Сажусь на кровать и поджимаю ноги, обхватываю их руками.
– Вы отдадите меня? – на глаза наворачиваются слезы. Я не хочу отсюда уезжать. Иннокентий добрый, он пытается быть хорошим для меня. Он любит меня. А в том страшном детдоме, которым так пугает врач, не будет никого хорошего.
– Нет, ни за что. Я не позволю ему тебя забрать, – мужчина садится рядом со мной на кровать и обнимает за плечи. Его руки такие горячие, и я чувствую их тепло даже через толстый свитер. Я утыкаюсь ему в плечо и тоже обнимаю. – Мы что-нибудь придумаем, ты не бойся, Маруська, ты особенная. Я чувствую, что ты еще всем нос утрешь своими способностями.
***
Кабинет Иннокентия. Я сижу на стульчике и все так же безуспешно пытаюсь сдвинуть этот глупый коробок. Напротив меня в кресле Иннокентий. Мужчина выглядит уставшим. Покрасневшие глаза, щетина. Он совсем осунулся, словно не спал несколько дней. Еще у него болит голова. Я вижу, как разлетаются красные молнии от висков. Не знаю, нужно ли говорить, что вижу боль, или не стоит.
– Иннокентий, – зову я его. Задремавший только что мужчина дергается и открывает глаза.
– Получилось? Сдвинуть получилось? – на мгновение в нем просыпается надежда. Боль отходит на второй план, Бородин даже приподнимается из кресла, но я виновато качаю головой. Мужчина сразу как будто сдувается и безнадежно падает обратно.

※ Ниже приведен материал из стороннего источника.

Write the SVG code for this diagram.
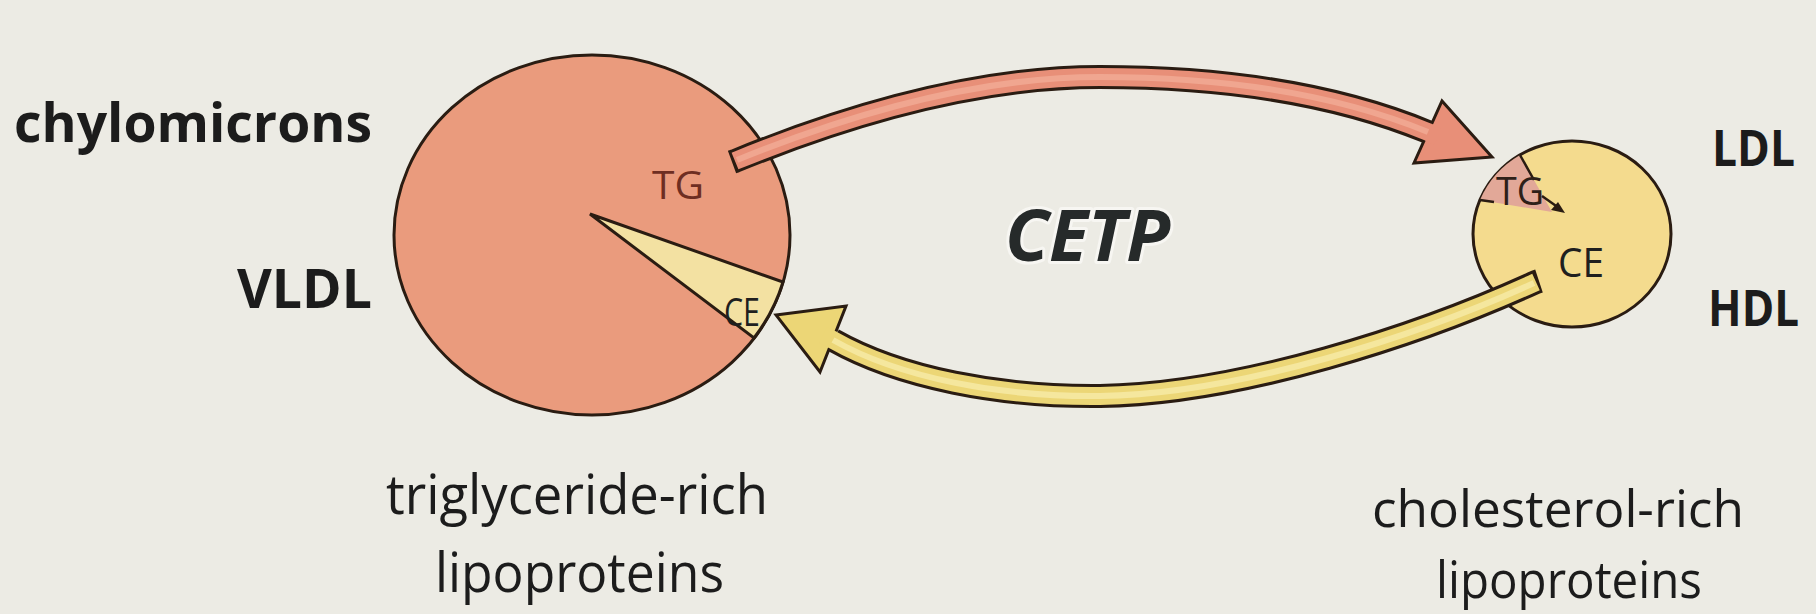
<svg xmlns="http://www.w3.org/2000/svg" width="1816" height="614" viewBox="0 0 1816 614">
<style>
.bg{fill:#ecebe4}
.lbl{font-family:"Open Sans","Noto Sans","Liberation Sans",sans-serif;fill:#1c1c1c}
.bold{font-weight:700}
.in{font-family:"Open Sans","Noto Sans","Liberation Sans",sans-serif}
.dk{fill:none;stroke:#2a1c12;stroke-width:24;stroke-linejoin:miter}
.redb{fill:none;stroke:#e88f78;stroke-width:18}
.redh{fill:none;stroke:#f0a690;stroke-width:6}
.yelb{fill:none;stroke:#ecd676;stroke-width:18}
.yelh{fill:none;stroke:#f5e79e;stroke-width:6}
</style>
<rect class="bg" x="0" y="0" width="1816" height="614"/>

<g id="node-triglyceride-rich">
  <ellipse cx="592" cy="235" rx="198" ry="180" fill="#ea9b7d" stroke="#2a1c12" stroke-width="3"/>
  <path d="M590,214 L783,282 A198,180 0 0 1 754,338 Z" fill="#f3e1a2" stroke="#2a1c12" stroke-width="3" stroke-linejoin="miter"/>
  <text class="in" x="652" y="199" font-size="38" textLength="52" lengthAdjust="spacingAndGlyphs" fill="#6e2e22">TG</text>
  <text class="in" x="724" y="326" font-size="38" textLength="36" lengthAdjust="spacingAndGlyphs" fill="#1f1f1f">CE</text>
  <text class="lbl" x="386" y="514" font-size="54" textLength="382" lengthAdjust="spacingAndGlyphs">triglyceride-rich</text>
  <text class="lbl" x="435" y="592" font-size="54" textLength="289" lengthAdjust="spacingAndGlyphs">lipoproteins</text>
</g>

<g id="node-cholesterol-rich">
  <ellipse cx="1572" cy="234" rx="99" ry="93" fill="#f4db8e" stroke="#2a1c12" stroke-width="3"/>
  <path d="M1552,212 L1520,155 A99,93 0 0 0 1480,200 Z" fill="#e2a898"/>
  <path d="M1520,155 L1534,180 M1480,200 L1494,202" stroke="#2a1c12" stroke-width="2.5" fill="none"/>
  <text class="in" x="1496" y="205" font-size="38" textLength="48" lengthAdjust="spacingAndGlyphs" fill="#2e2018">TG</text>
  <path d="M1542,196 L1559,208" stroke="#2a1c12" stroke-width="2.5" fill="none"/>
  <polygon points="1565,213 1551,210 1558,202" fill="#2a1c12"/>
  <text class="in" x="1558" y="277" font-size="40" textLength="46" lengthAdjust="spacingAndGlyphs" fill="#1f1f1f">CE</text>
  <text class="lbl" x="1372" y="527" font-size="52" textLength="372" lengthAdjust="spacingAndGlyphs">cholesterol-rich</text>
  <text class="lbl" x="1436" y="598" font-size="52" textLength="266" lengthAdjust="spacingAndGlyphs">lipoproteins</text>
</g>

<g id="labels-left">
  <text class="lbl bold" x="14" y="142" font-size="54" textLength="358" lengthAdjust="spacingAndGlyphs">chylomicrons</text>
  <text class="lbl bold" x="237" y="308" font-size="54" textLength="135" lengthAdjust="spacingAndGlyphs">VLDL</text>
</g>
<g id="labels-right">
  <text class="lbl bold" x="1712" y="166" font-size="50" textLength="83" lengthAdjust="spacingAndGlyphs">LDL</text>
  <text class="lbl bold" x="1708" y="326" font-size="50" textLength="91" lengthAdjust="spacingAndGlyphs">HDL</text>
</g>

<g id="connectors">
  <g id="arrow-TG">
    <path class="dk" d="M732,162.1 L735,161 C850,114 980,77 1100,77 C1260,77 1360,104 1428,132"/>
    <polygon points="1492,157 1442,101 1414,163" fill="#e88f78" stroke="#2a1c12" stroke-width="3" stroke-linejoin="miter"/>
    <path class="redb" d="M735,161 C850,114 980,77 1100,77 C1260,77 1360,104 1428,132 L1438,137"/>
    <path class="redh" d="M737,160 C850,114 980,77 1100,77 C1260,77 1360,104 1428,132"/>
  </g>
  <g id="arrow-CE">
    <path class="dk" d="M1539,281 L1536,282 C1420,335 1240,394 1100,396 C1000,397 900,378 833,340"/>
    <polygon points="776,315 846,306 820,372" fill="#ecd676" stroke="#2a1c12" stroke-width="3" stroke-linejoin="miter"/>
    <path class="yelb" d="M1536,282 C1420,335 1240,394 1100,396 C1000,397 900,378 833,340 L823,335"/>
    <path class="yelh" d="M1534,283 C1420,335 1240,394 1100,396 C1000,397 900,378 833,340"/>
  </g>
</g>

<g id="label-CETP">
  <text x="1005" y="261" font-family="'Open Sans','Noto Sans','Liberation Sans',sans-serif" font-weight="700" font-style="italic" font-size="72" textLength="165" lengthAdjust="spacingAndGlyphs" fill="#262a2a" stroke="#f7f6f2" stroke-width="6" paint-order="stroke" stroke-linejoin="round">CETP</text>
</g>
</svg>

Ему всего-то нужно, чтобы я смогла сдвинуть коробок, хоть на миллиметр. Но у меня не получается. Все остальное не важно. Не важно, что я вижу картинки на его карточках, не важно, что вижу ауры и эмоции. Это не то. Нужно что-то существенное, чтобы оставить меня здесь.
– Может, поплобуем что-нибудь длугое? Вдлуг я умею летать? – предположение смешное, а я уже пробовала. Говорила с мальчиком, который умеет левитировать. Ему не пришлось этому учиться. Он в воздух поднимается, когда не контролирует себя. Например, во сне.
Уверенна, будь у меня такие способности, камеры в наших комнатах сняли бы это. И тогда Иннокентию не пришлось бы так из-за меня страдать.
Вообще-то все ребята попали сюда благодаря тщательному отбору. Они проходили множественные тесты, демонстрировали свои способности. И только я попала сюда по тому, что Иннокентий взял под опеку.
Он рассказал, что мои родители работали вместе с ним, а потом они погибли. И он взял меня к себе, чувствуя вину.
Я живу в интернате уже больше трех лет, но мы до сих пор не нашли во мне чего-то особенного. В четыре года большинство детей уже имеют ярко выраженные способности. Я же обычная, так все говорят. Да, умею считать, даже читаю уже по слогам, хорошо запоминаю стихи и вижу ауры. Но первые три умеют все, а научиться видеть ауры не так уж и сложно.
Иннокентий был уверен, что раз мои родители индиго, то я обязательно должна обладать какой-нибудь способностью. Но все, что я от них унаследовала это синий камушек, который я ношу не снимая. Иннокентий Алексеевич говорит, что талисман был на мне в тот день, когда он забрал меня сюда.